Und doch, als wir ihn bei der „Präsentation“ sahen, zwischen den Parteivorsitzenden, wer machte sich Illusionen über die Loyalität dieser „politischen Klasse“?

Schlimm genug, das wichtigtuerische „Schreiten“ Röslers mit anzusehen, der es der Regierungschefin gezeigt haben will. Der nun Joachim Gauck als Halt für eine sinkende FDP entdeckt und bejubelt.

Das hohle Geschwätz der beiden Vorsitzenden der Grünen bei der „Präsentation“ anhörend – hätten wir nicht verstanden, wenn Joachim Gauck einfach aufgestanden und gegangen wäre?

War nicht schon seine Präsentation als Kandidat für das Amt des Bundespräsidenten 2010 machtpolitischem Ränkespiel geschuldet? Und war sie nicht diesmal vor allem dem Kalkül gefolgt, die Bundeskanzlerin vorzuführen?

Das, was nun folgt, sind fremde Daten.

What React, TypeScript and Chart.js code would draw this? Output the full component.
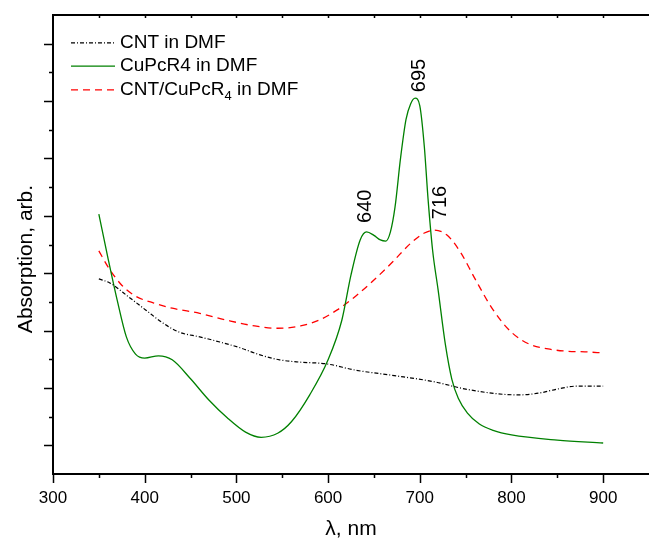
import React, { useEffect, useRef } from "react";
import { Chart, registerables } from "chart.js";

Chart.register(...registerables);

// ---- Data ----
const cntWavelengths = [350, 362, 383, 401, 420, 438, 460, 482, 504, 525, 547, 569, 598, 630, 670, 715, 750, 790, 810, 830, 850, 870, 900];
const cntValues = [3.90, 3.83, 3.58, 3.36, 3.13, 2.97, 2.89, 2.80, 2.70, 2.58, 2.49, 2.45, 2.42, 2.31, 2.22, 2.11, 1.98, 1.89, 1.88, 1.91, 1.98, 2.03, 2.03];

const cupcWavelengths = [350, 360, 370, 380, 390, 400, 415, 430, 450, 470, 490, 510, 527, 545, 560, 580, 600, 615, 625, 635, 642, 650, 657, 663, 668, 673, 679, 685, 690, 695, 700, 705, 709, 714, 720, 728, 735, 742, 752, 765, 780, 800, 850, 900];
const cupcValues = [5.03, 4.26, 3.53, 2.89, 2.59, 2.52, 2.56, 2.49, 2.16, 1.79, 1.48, 1.23, 1.14, 1.21, 1.41, 1.88, 2.49, 3.18, 3.97, 4.58, 4.72, 4.66, 4.58, 4.56, 4.72, 5.15, 6.00, 6.68, 6.95, 7.05, 6.92, 6.20, 5.30, 4.40, 3.71, 2.75, 2.15, 1.82, 1.56, 1.37, 1.26, 1.18, 1.09, 1.04];

const hybridWavelengths = [350, 360, 375, 390, 410, 430, 460, 490, 520, 545, 570, 590, 610, 630, 650, 670, 690, 705, 716, 730, 745, 760, 780, 800, 820, 840, 860, 880, 900];
const hybridValues = [4.39, 4.11, 3.79, 3.60, 3.48, 3.39, 3.30, 3.18, 3.08, 3.04, 3.08, 3.18, 3.36, 3.60, 3.88, 4.19, 4.52, 4.70, 4.75, 4.66, 4.35, 3.91, 3.36, 2.97, 2.76, 2.68, 2.64, 2.63, 2.61];

const xTickLabels = [300, 400, 500, 600, 700, 800, 900];
const xMin = 300;
const xMax = 950;
const yMin = 0.5;
const yMax = 8.5;

const xTitle = "λ, nm";
const yTitle = "Absorption, arb.";

// peak annotations: label text, series index, wavelength of the peak in that series
const peakTexts = ["640", "695", "716"];
const peakSeries = [1, 1, 2];
const peakWavelengths = [642, 695, 716];

const FONT = "'Liberation Sans', Arial, Helvetica, sans-serif";

const toPoints = (xs: number[], ys: number[]) => xs.map((x, i) => ({ x, y: ys[i] }));

const seriesX = [cntWavelengths, cupcWavelengths, hybridWavelengths];
const seriesY = [cntValues, cupcValues, hybridValues];

// style for peak annotations (offsets in px)
const peakStyle = [
  { dx: -1.5, gap: 9 },
  { dx: 4, gap: 6 },
  { dx: 6, gap: 11 },
];

const frameAndAnnotations = {
  id: "frameAndAnnotations",
  afterDraw(chart: any) {
    const { ctx, chartArea, scales } = chart;
    const xs = scales.x;
    const ys = scales.y;
    const L = chartArea.left;
    const R = chart.width;
    const T = chartArea.top;
    const B = chartArea.bottom;
    ctx.save();
    ctx.strokeStyle = "#000";
    ctx.fillStyle = "#000";
    ctx.setLineDash([]);

    // frame: left, top, bottom
    ctx.lineWidth = 2;
    ctx.beginPath();
    ctx.moveTo(L, B);
    ctx.lineTo(L, T);
    ctx.lineTo(R, T);
    ctx.moveTo(L - 1, B);
    ctx.lineTo(R, B);
    ctx.stroke();

    // y ticks (outward, left)
    ctx.lineWidth = 1.5;
    ctx.beginPath();
    for (let v = 1; v <= 8.001; v += 0.5) {
      const y = Math.round(ys.getPixelForValue(v)) + 0.5;
      const major = Math.abs(v - Math.round(v)) < 1e-6;
      ctx.moveTo(L, y);
      ctx.lineTo(L - (major ? 9 : 4), y);
    }
    ctx.stroke();

    // x ticks bottom (outward) and top (inward)
    ctx.beginPath();
    for (let v = xMin; v <= xMax - 1; v += 50) {
      const x = Math.round(xs.getPixelForValue(v)) + 0.5;
      const major = v % 100 === 0;
      ctx.moveTo(x, B);
      ctx.lineTo(x, B + (major ? 9 : 4));
      if (v > xMin) {
        ctx.moveTo(x, T);
        ctx.lineTo(x, T + 3);
      }
    }
    ctx.stroke();

    // x tick labels
    ctx.font = `17px ${FONT}`;
    ctx.textAlign = "center";
    ctx.textBaseline = "alphabetic";
    xTickLabels.forEach((v) => {
      ctx.fillText(String(v), xs.getPixelForValue(v), 503);
    });

    // axis titles
    ctx.font = `21px ${FONT}`;
    ctx.fillText(xTitle, (L + R) / 2, 535);
    ctx.save();
    ctx.translate(26.5, 259);
    ctx.rotate(-Math.PI / 2);
    ctx.textBaseline = "middle";
    ctx.fillText(yTitle, 0, 0);
    ctx.restore();

    // peak labels
    ctx.font = `20px ${FONT}`;
    peakTexts.forEach((txt, i) => {
      const s = peakSeries[i];
      const idx = seriesX[s].indexOf(peakWavelengths[i]);
      const px = xs.getPixelForValue(peakWavelengths[i]) + peakStyle[i].dx;
      const py = ys.getPixelForValue(seriesY[s][idx]) - peakStyle[i].gap;
      ctx.save();
      ctx.translate(px, py);
      ctx.rotate(-Math.PI / 2);
      ctx.textAlign = "left";
      ctx.textBaseline = "middle";
      ctx.fillText(txt, 0, 0);
      ctx.restore();
    });

    // legend
    const rows = [42.3, 65.7, 89.3];
    chart.data.datasets.forEach((ds: any, i: number) => {
      const y = rows[i];
      ctx.save();
      ctx.strokeStyle = ds.borderColor;
      ctx.lineWidth = ds.borderWidth;
      ctx.setLineDash(ds.borderDash || []);
      ctx.beginPath();
      ctx.moveTo(71, y + 0.5);
      ctx.lineTo(115, y + 0.5);
      ctx.stroke();
      ctx.restore();
      ctx.font = `19px ${FONT}`;
      ctx.textAlign = "left";
      ctx.textBaseline = "middle";
      const label: string = ds.label;
      const m = label.match(/^(.*R)(4)( in DMF)$/);
      if (i === 2 && m) {
        let x = 120;
        ctx.fillText(m[1], x, y);
        x += ctx.measureText(m[1]).width;
        ctx.font = `13px ${FONT}`;
        ctx.fillText(m[2], x, y + 7);
        x += ctx.measureText(m[2]).width;
        ctx.font = `19px ${FONT}`;
        ctx.fillText(m[3], x, y);
      } else {
        ctx.fillText(label, 120, y);
      }
    });

    ctx.restore();
  },
};

export default function App() {
  const canvasRef = useRef<HTMLCanvasElement | null>(null);

  useEffect(() => {
    if (!canvasRef.current) return;
    const chart = new Chart(canvasRef.current, {
      type: "line",
      data: {
        datasets: [
          {
            label: "CNT in DMF",
            data: toPoints(cntWavelengths, cntValues),
            borderColor: "#000000",
            borderWidth: 1.2,
            borderDash: [4, 2, 1, 2],
            pointRadius: 0,
            fill: false,
            cubicInterpolationMode: "monotone",
          },
          {
            label: "CuPcR4 in DMF",
            data: toPoints(cupcWavelengths, cupcValues),
            borderColor: "#008000",
            borderWidth: 1.3,
            pointRadius: 0,
            fill: false,
            cubicInterpolationMode: "monotone",
          },
          {
            label: "CNT/CuPcR4 in DMF",
            data: toPoints(hybridWavelengths, hybridValues),
            borderColor: "#ff0000",
            borderWidth: 1.3,
            borderDash: [7, 5],
            pointRadius: 0,
            fill: false,
            cubicInterpolationMode: "monotone",
          },
        ],
      },
      options: {
        animation: false,
        responsive: false,
        maintainAspectRatio: false,
        devicePixelRatio: 1,
        layout: { padding: { left: 53, right: 0, top: 15, bottom: 64 } },
        scales: {
          x: { type: "linear", min: xMin, max: xMax, display: false },
          y: { type: "linear", min: yMin, max: yMax, display: false },
        },
        plugins: {
          legend: { display: false },
          tooltip: { enabled: false },
        },
        elements: { point: { radius: 0 } },
      },
      plugins: [frameAndAnnotations],
    });
    return () => chart.destroy();
  }, []);

  return (
    <div style={{ position: "fixed", left: 0, top: 0, width: 649, height: 538, background: "#fff" }}>
      <canvas ref={canvasRef} width={649} height={538} style={{ display: "block", width: 649, height: 538 }} />
    </div>
  );
}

Wo werden die Strategen des Spiels mit unseren Institutionen stehen, wenn „Freiheit und Verantwortung“ von Joachim Gauck gegen die Verlogenheiten liberaler, konservativer und linker Politik gestellt werden? Schon jetzt werden die Unterteufel der Parteien von der Kette gelassen. Und nicht nur diese machen sich schon übel bemerkbar.

Der Kanzlerin kann zugestanden werden, dass sie den „Demokratielehrer“ Gauck auf seinem selbst gewählten Gebiet für wirksamer und geeigneter hält als im Amt des Bundespräsidenten. Einem 150% – „Job“, insbesondere, wenn die kommenden internationalen sicherheits-, klima-, wirtschafts-, finanz- und währungspolitischen Entscheidungen und Agenden berücksichtigt werden. Sie wird auch klar sehen, was innenpolitisch auf Joachim Gauck zukommt.

Herr Gauck selbst ließ bei der „Präsentation“ erkennen, dass er sich überrumpelt, überwältigt fühlte. Sein Glauben hält Ressourcen bereit, das stereotype „ein Mann – ein Wort“ zu überwinden.

Wer diesen großen Mann verehrt, würde seine Haltung nicht ändern, auch wenn Herr Gauck seine durch Manipulation und Machtpolitik erzwungene „Präsentation“ überdenken könnte.

*) Joachim Gauck, Winter im Sommer – Frühling im Herbst, Erinnerungen, München 2009. Jetzt erst recht: Pflichtlektüre für jeden in der politischen Bildung Engagierten!